● **Exercise directions**:
Pictures stay out of this copy, which runs from the first line of the material through the line containing "ax2 = fig.add_axes([686.7".

● **Information provided**:
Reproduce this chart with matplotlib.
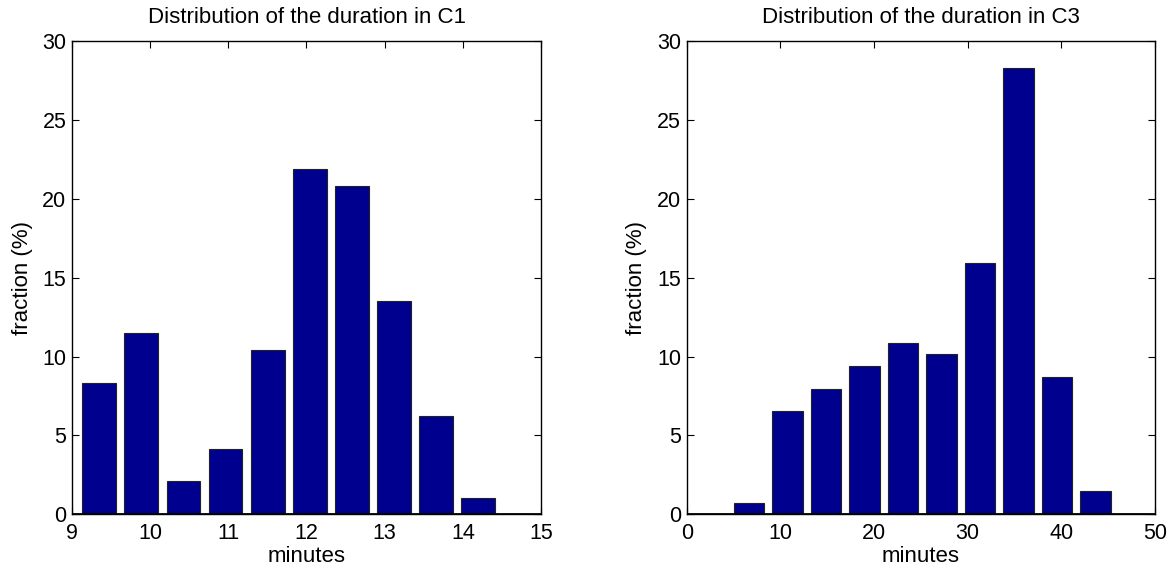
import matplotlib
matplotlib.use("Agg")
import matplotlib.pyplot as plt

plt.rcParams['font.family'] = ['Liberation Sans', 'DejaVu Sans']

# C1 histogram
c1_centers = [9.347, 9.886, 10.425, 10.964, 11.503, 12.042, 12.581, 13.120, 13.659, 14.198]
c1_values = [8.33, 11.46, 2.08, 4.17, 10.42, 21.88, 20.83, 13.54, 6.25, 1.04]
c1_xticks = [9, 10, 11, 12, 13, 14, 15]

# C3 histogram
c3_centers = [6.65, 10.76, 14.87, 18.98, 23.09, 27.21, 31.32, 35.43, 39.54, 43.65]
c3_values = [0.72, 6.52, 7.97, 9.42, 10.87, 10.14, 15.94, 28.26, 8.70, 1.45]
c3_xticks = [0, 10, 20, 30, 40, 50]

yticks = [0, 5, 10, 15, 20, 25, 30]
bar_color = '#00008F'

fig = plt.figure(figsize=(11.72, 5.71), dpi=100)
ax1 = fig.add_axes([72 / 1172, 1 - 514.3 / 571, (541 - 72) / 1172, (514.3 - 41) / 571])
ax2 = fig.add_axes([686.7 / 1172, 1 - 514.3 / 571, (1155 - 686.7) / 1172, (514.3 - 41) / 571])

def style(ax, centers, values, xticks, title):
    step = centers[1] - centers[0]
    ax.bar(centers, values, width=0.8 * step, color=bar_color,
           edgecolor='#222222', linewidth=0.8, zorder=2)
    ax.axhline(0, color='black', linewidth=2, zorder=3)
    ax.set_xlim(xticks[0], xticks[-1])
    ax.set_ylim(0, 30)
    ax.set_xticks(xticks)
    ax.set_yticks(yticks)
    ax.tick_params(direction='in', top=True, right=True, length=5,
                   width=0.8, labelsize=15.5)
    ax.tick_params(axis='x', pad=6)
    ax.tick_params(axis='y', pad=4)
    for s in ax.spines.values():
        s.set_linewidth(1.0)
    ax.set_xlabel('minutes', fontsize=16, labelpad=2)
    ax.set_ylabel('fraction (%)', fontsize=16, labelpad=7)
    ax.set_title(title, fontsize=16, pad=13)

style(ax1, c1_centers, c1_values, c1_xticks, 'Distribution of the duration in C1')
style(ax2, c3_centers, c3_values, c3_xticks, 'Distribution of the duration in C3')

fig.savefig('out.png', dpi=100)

● **Response to the exercise**:
Reproduce this chart with matplotlib.
import matplotlib
matplotlib.use("Agg")
import matplotlib.pyplot as plt

plt.rcParams['font.family'] = ['Liberation Sans', 'DejaVu Sans']

# C1 histogram
c1_centers = [9.347, 9.886, 10.425, 10.964, 11.503, 12.042, 12.581, 13.120, 13.659, 14.198]
c1_values = [8.33, 11.46, 2.08, 4.17, 10.42, 21.88, 20.83, 13.54, 6.25, 1.04]
c1_xticks = [9, 10, 11, 12, 13, 14, 15]

# C3 histogram
c3_centers = [6.65, 10.76, 14.87, 18.98, 23.09, 27.21, 31.32, 35.43, 39.54, 43.65]
c3_values = [0.72, 6.52, 7.97, 9.42, 10.87, 10.14, 15.94, 28.26, 8.70, 1.45]
c3_xticks = [0, 10, 20, 30, 40, 50]

yticks = [0, 5, 10, 15, 20, 25, 30]
bar_color = '#00008F'

fig = plt.figure(figsize=(11.72, 5.71), dpi=100)
ax1 = fig.add_axes([72 / 1172, 1 - 514.3 / 571, (541 - 72) / 1172, (514.3 - 41) / 571])
ax2 = fig.add_axes([686.7 / 1172, 1 - 514.3 / 571, (1155 - 686.7) / 1172, (514.3 - 41) / 571])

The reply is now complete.